Наполеон придавал прессе большое значение, но желал видеть ее полностью под своим контролем. «Газеты— важное дело», — сказал он Жозефу Фуше, министру полиции, распорядившись после захвата власти о закрытии шестидесяти газет из семидесяти трех, выходивших в Париже. Потом было закрыто еще девять. Оставшиеся четыре выражали правительственную точку зрения.

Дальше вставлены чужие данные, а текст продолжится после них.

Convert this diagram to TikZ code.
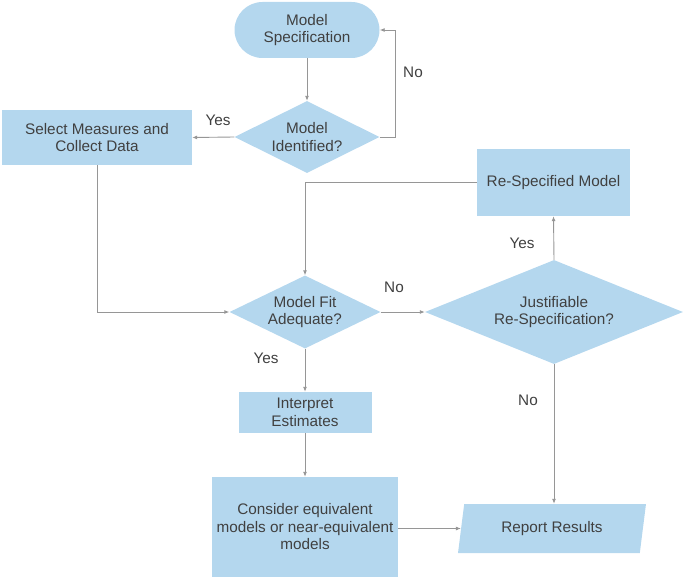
\documentclass[tikz,border=0pt]{standalone}
\usepackage{fontspec}
\setmainfont{Liberation Sans}
\usetikzlibrary{shapes.geometric,shapes.misc,arrows.meta}
\definecolor{boxfill}{RGB}{180,215,238}
\definecolor{txt}{RGB}{64,64,64}
\definecolor{ln}{RGB}{150,150,150}
\tikzset{
  base/.style={fill=boxfill, draw=none, text=txt, font=\fontsize{15.3}{17.5}\selectfont, align=center, inner sep=0pt},
  term/.style={base, rounded rectangle, minimum width=145pt, minimum height=56pt},
  boxnode/.style={base, rectangle},
  dec/.style={base, diamond, shape aspect=2.2},
  io/.style={base, trapezium, trapezium left angle=76, trapezium right angle=104, trapezium stretches=true},
  conn/.style={draw=ln, line width=0.9pt, -{Latex[length=5pt,width=4pt]}},
  lab/.style={text=txt, font=\fontsize{15.3}{17.5}\selectfont, inner sep=0pt}
}
\begin{document}
\begin{tikzpicture}[x=1pt,y=-1pt]
\useasboundingbox (0,0) rectangle (685,578);
\node[term] (spec) at (307,30) {Model\\Specification};
\node[dec, minimum width=145pt, minimum height=72pt] (ident) at (307,137) {Model\\Identified?};
\node[boxnode, minimum width=190pt, minimum height=55pt] (select) at (97,137.5) {Select Measures and\\Collect Data};
\node[dec, minimum width=151pt, minimum height=73pt] (fit) at (305,312) {Model Fit\\Adequate?};
\node[dec, minimum width=258pt, minimum height=104pt] (just) at (554,312) {Justifiable\\Re-Specification?};
\node[boxnode, minimum width=153pt, minimum height=67pt] (respec) at (553.5,182.5) {Re-Specified Model};
\node[boxnode, minimum width=133pt, minimum height=41pt] (interp) at (305,412.5) {Interpret\\Estimates};
\node[boxnode, minimum width=186pt, minimum height=100pt] (consider) at (305,527) {Consider equivalent\\models or near-equivalent\\models};
\node[io, minimum width=188pt, minimum height=49pt] (report) at (552,528.5) {Report Results};

\coordinate (c1) at (395,137);
\coordinate (c2) at (395,30);
\coordinate (c3) at (97,312);
\coordinate (c4) at (305,182.5);

\draw[conn] (spec.south) -- (ident.north);
\draw[conn] (ident.east) -- (c1) -- (c2) -- (spec.east);
\draw[conn] (ident.west) -- (select.east);
\draw[conn] (select.south) -- (c3) -- (fit.west);
\draw[conn] (fit.east) -- (just.west);
\draw[conn] (just.north) -- (respec.south);
\draw[conn] (respec.west) -- (c4) -- (fit.north);
\draw[conn] (fit.south) -- (interp.north);
\draw[conn] (interp.south) -- (consider.north);
\draw[conn] (consider.east |- report.west) -- (report.west);
\draw[conn] (just.south) -- (just.south |- report.north);

\node[lab] (l1) at (413,72) {No};
\node[lab] (l2) at (218,120) {Yes};
\node[lab] (l3) at (394,287) {No};
\node[lab] (l4) at (522,243) {Yes};
\node[lab] (l5) at (266,358) {Yes};
\node[lab] (l6) at (528,400) {No};
\end{tikzpicture}
\end{document}
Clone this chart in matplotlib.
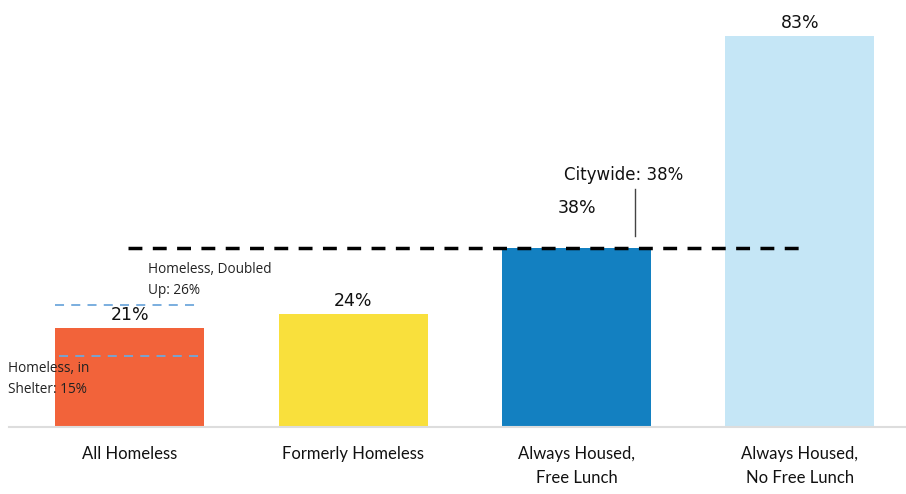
import matplotlib.pyplot as plt

categories = ["All Homeless", "Formerly Homeless", "Always Housed,\nFree Lunch",
              "Always Housed,\nNo Free Lunch"]
values = [21, 24, 38, 83]
colors = ["#F2633A", "#F9E03C", "#1380C1", "#C5E6F6"]

citywide = 38
sub_values = [26, 15]   # doubled up, in shelter
sub_labels = ["Homeless, Doubled\nUp: 26%", "Homeless, in\nShelter: 15%"]

fig = plt.figure(figsize=(9.06, 4.94), dpi=100)
ax = fig.add_axes([0, 0.1356, 1, 0.858])
x = list(range(len(values)))

ax.bar(x, values, width=0.667, color=colors, zorder=2)
ax.set_xlim(-0.582, 3.475)
ax.set_ylim(0, 90)

# value labels (the 38% bar label sits higher to clear the citywide line)
for i, v in enumerate(values):
    off = 6.5 if i == 2 else 0.8
    ax.text(i, v + off, f"{v}%", ha="center", va="bottom", fontsize=12.5,
            family="DejaVu Sans", color="#111111")

# citywide reference line
ax.plot([-0.007, 3.016], [citywide, citywide], ls=(0, (4, 3)), lw=2.5,
        color="black", zorder=3)
ax.plot([2.262, 2.262], [citywide + 2.5, citywide + 12.5], color="#444444", lw=1)
ax.text(2.21, citywide + 13.5, f"Citywide: {citywide}%", ha="center", va="bottom",
        fontsize=12, family="DejaVu Sans", color="#111111")

# homeless sub-group lines
ax.plot([-0.335, 0.29], [sub_values[0], sub_values[0]], ls=(0, (5, 4)), lw=1.3,
        color="#6FA8DC", zorder=3)
ax.plot([-0.32, 0.31], [sub_values[1], sub_values[1]], ls=(0, (5, 4)), lw=1.3,
        color="#6FA8DC", zorder=3)
ax.text(0.08, 27.3, sub_labels[0], ha="left", va="bottom", fontsize=9.8,
        family="Open Sans", color="#222222", linespacing=1.55)
ax.text(-0.545, 6.3, sub_labels[1], ha="left", va="bottom", fontsize=9.8,
        family="Open Sans", color="#222222", linespacing=1.55)

ax.set_xticks(x)
ax.set_xticklabels(categories, fontsize=12, family="Lato", color="#111111",
                   linespacing=1.6)
ax.tick_params(axis="x", length=0, pad=14)
ax.set_yticks([])
for s in ["top", "right", "left"]:
    ax.spines[s].set_visible(False)
ax.spines["bottom"].set_color("#dddddd")
ax.spines["bottom"].set_linewidth(1.5)
ax.spines["bottom"].set_bounds(-0.54, 3.475)

fig.savefig("out.png", dpi=100)
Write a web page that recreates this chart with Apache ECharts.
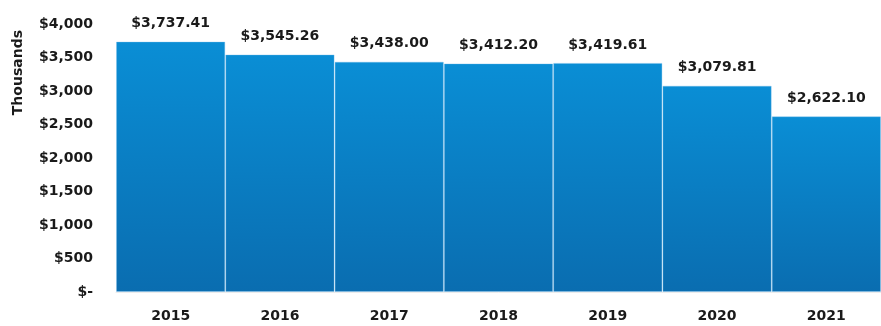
<!DOCTYPE html>
<html><head><meta charset="utf-8">
<script src="https://cdn.jsdelivr.net/npm/echarts@6/dist/echarts.min.js"></script>
<style>html,body{margin:0;padding:0;background:#fff}#c{width:881px;height:326px}</style>
</head><body><div id="c"></div>
<script>
const categories = ['2015','2016','2017','2018','2019','2020','2021'];
const values = [3737.41, 3545.26, 3438.00, 3412.20, 3419.61, 3079.81, 2622.10];
const yTicks = [0, 500, 1000, 1500, 2000, 2500, 3000, 3500, 4000];
const axisTitle = 'Thousands';

const font = '"DejaVu Sans", sans-serif';
const chart = echarts.init(document.getElementById('c'));
function money(v){ return '$' + v.toLocaleString('en-US',{minimumFractionDigits:2, maximumFractionDigits:2}); }
chart.setOption({
  animation:false,
  grid:{left:116, right:-12, top:24, bottom:34},
  xAxis:{type:'category', data:categories, offset:12,
    axisLine:{show:true, lineStyle:{color:'#ececec', width:1}},
    axisTick:{show:false},
    axisLabel:{color:'#1a1a1a', fontWeight:'bold', fontSize:14, fontFamily:font, margin:5}
  },
  yAxis:{type:'value', min:yTicks[0], max:yTicks[yTicks.length-1], interval:500,
    axisLine:{show:false}, axisTick:{show:false}, splitLine:{show:false},
    axisLabel:{color:'#1a1a1a', fontWeight:'bold', fontSize:14, fontFamily:font, margin:23,
      formatter:v=> v===0 ? '$-' : '$' + v.toLocaleString('en-US')}
  },
  graphic:[{type:'text', left:11, top:30, rotation:Math.PI/2,
    style:{text:axisTitle, fill:'#1a1a1a', font:'bold 14px '+font}}],
  series:[{type:'bar', data:values, barCategoryGap:'0%',
    itemStyle:{color:new echarts.graphic.LinearGradient(0,0,0,1,[{offset:0,color:'#0a8ed5'},{offset:1,color:'#0a6db0'}]),
      borderColor:'rgba(120,190,235,0.35)', borderWidth:1},
    label:{show:true, position:'top', distance:11, color:'#1a1a1a', fontWeight:'bold', fontSize:14, fontFamily:font,
      formatter:p=>money(p.value)}
  }]
});
</script></body></html>
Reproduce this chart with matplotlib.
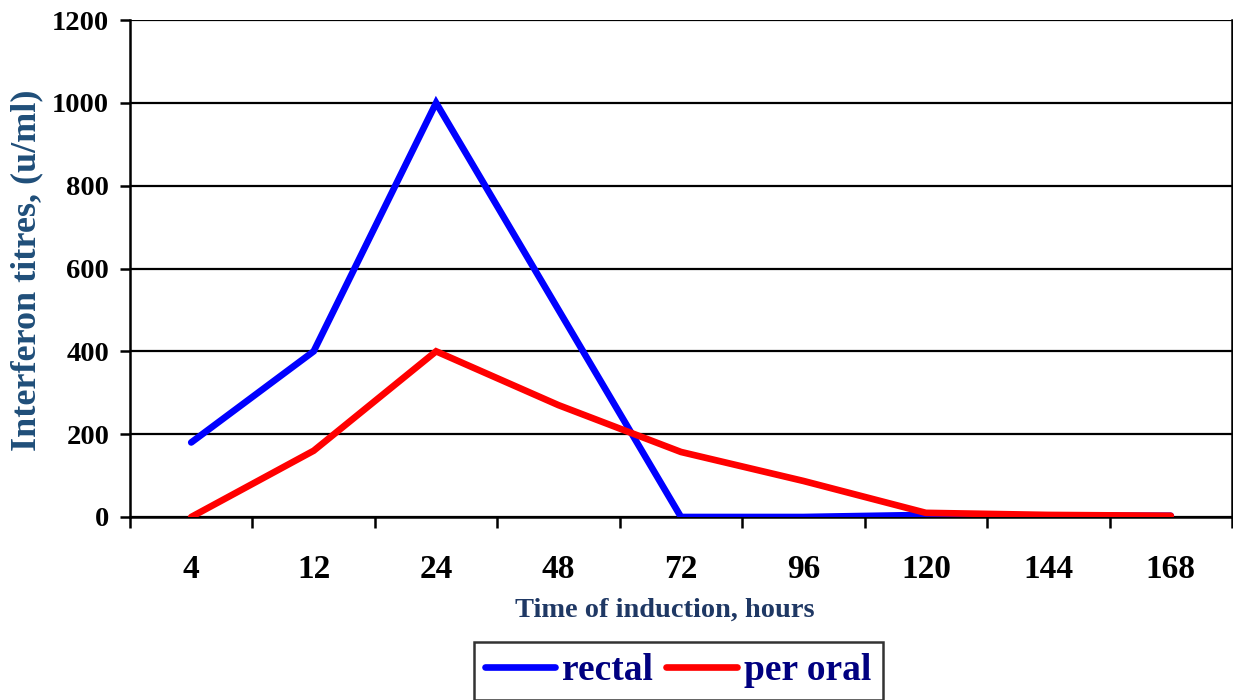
import matplotlib.pyplot as plt
import numpy as np

hours = ['4', '12', '24', '48', '72', '96', '120', '144', '168']
rectal = [180, 400, 1000, 500, 0, 0, 5, 3, 3]
per_oral = [0, 160, 400, 270, 157, 87, 10, 5, 3]

plt.rcParams['font.family'] = ['Liberation Serif', 'DejaVu Serif']
plt.rcParams['font.weight'] = 'bold'

fig = plt.figure(figsize=(12.33, 7), dpi=100)
ax = fig.add_axes([130 / 1233, 1 - 517 / 700, 1102 / 1233, 497 / 700])

x = np.arange(len(hours))
ax.plot(x, rectal, color='#0000ff', lw=4.8, solid_capstyle='round', solid_joinstyle='miter', label='rectal', zorder=3)
ax.plot(x, per_oral, color='#ff0000', lw=4.8, solid_capstyle='round', solid_joinstyle='miter', label='per oral', zorder=4)

ax.set_xlim(-0.5, len(hours) - 0.5)
ax.set_ylim(0, 1200)
ax.set_yticks(range(0, 1201, 200))
ax.yaxis.grid(True, color='black', lw=1.6)
ax.set_axisbelow(True)

ax.set_xticks(x)
ax.set_xticklabels(hours, fontsize=24, fontweight='bold')
ax.set_xticks(np.arange(-0.5, len(hours)), minor=True)
ax.tick_params(axis='x', which='major', length=0, pad=27)
ax.tick_params(axis='x', which='minor', length=8, width=1.8, direction='out')
ax.tick_params(axis='y', length=7, width=1.8, direction='out', pad=8, labelsize=20.5)
for t in ax.get_yticklabels():
    t.set_fontweight('bold')

for s in ['left', 'bottom', 'right']:
    ax.spines[s].set_linewidth(1.8)
ax.spines['top'].set_visible(False)

# axis titles
fig.text(27 / 1233, 1 - 270 / 700, 'Interferon titres, (u/ml)', rotation=90, ha='center', va='center',
         fontsize=26, fontweight='bold', color='#1f4e79')
fig.text(665 / 1233, 1 - 610 / 700, 'Time of induction, hours', ha='center', va='center',
         fontsize=20.4, fontweight='bold', color='#1f3864')

leg = fig.legend(loc='upper center', bbox_to_anchor=(678 / 1233, 1 - 642 / 700), ncol=2,
                 frameon=True, fancybox=False, edgecolor='black', handlelength=1.87,
                 columnspacing=0.35, handletextpad=0.2, borderpad=0.3, borderaxespad=0,
                 prop={'size': 27, 'weight': 'bold'})
leg.get_frame().set_linewidth(1.8)
for t in leg.get_texts():
    t.set_color('#000080')

fig.savefig('out.png', dpi=100)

Гегель, решив заняться политикой, трезво оценивал обстановку: единственная реальная политическая сила в стране — государство, следовательно, надо не расшатывать, а укреплять, совершенствовать его устои. «Каждый должен находиться в определенном отношении к государству и работать на него, — писал он Нитхаммеру.— Удовлетворение от частной жизни призрачно и недостаточно! Я не намерен ограничиться только личной жизнью, ибо нет человека больших общественных интересов, чем газетчик». Пусть баварское государство далеко от совершенства, пусть во главе его стоят неразумные люди, рано или поздно разум и здесь проложит себе дорогу. В конце концов не так уж важно, какие конкретные цели ставит перед собой человек, все равно в итоге получается нечто иное, чего не было в его намерениях, но объективно содержалось в его поступках. Информация, только информация, проверенная, точная, объективная,— таково будет содержание его газеты.
Для информации нужны источники, и Гегель разослал своим друзьям и знакомым письма с просьбой о сотрудничестве. Написал он и отставному майору Кнебелю в Иену, объяснил ему, каким образом стал журналистом («у меня всегда была склонность к политике»), пожаловался на необычный характер своего положения («газетчик является предметом любопытства и даже зависти: каждый стремится узнать то, что тому известно по секрету, что должно быть самым интересным») и предложил старому эпикурейцу стать корреспондентом «Бамбергской газеты» («я знаю: писать для газеты—это то же самое, что жевать солому по сравнению с чеканкой философских гекзаметров Лукреция, но согласно философии Эпикура нельзя пренебрегать перевариванием пищи, а чтение газет — лучшее в этом подспорье; поэтому я полагаю, что вы сможете уделить четверть часа в день для сочинения корресподенций и превратитесь из пассивного читателя в активного»), не забыв, разумеется, и о материальной стороне дела («я на своем опыте убедился в истинности библейского изречения, которое сделал своей путеводной звездой: думайте прежде всего о пропитании и одежде, а царствие небесное приложится вам... О гонораре мы договоримся» ).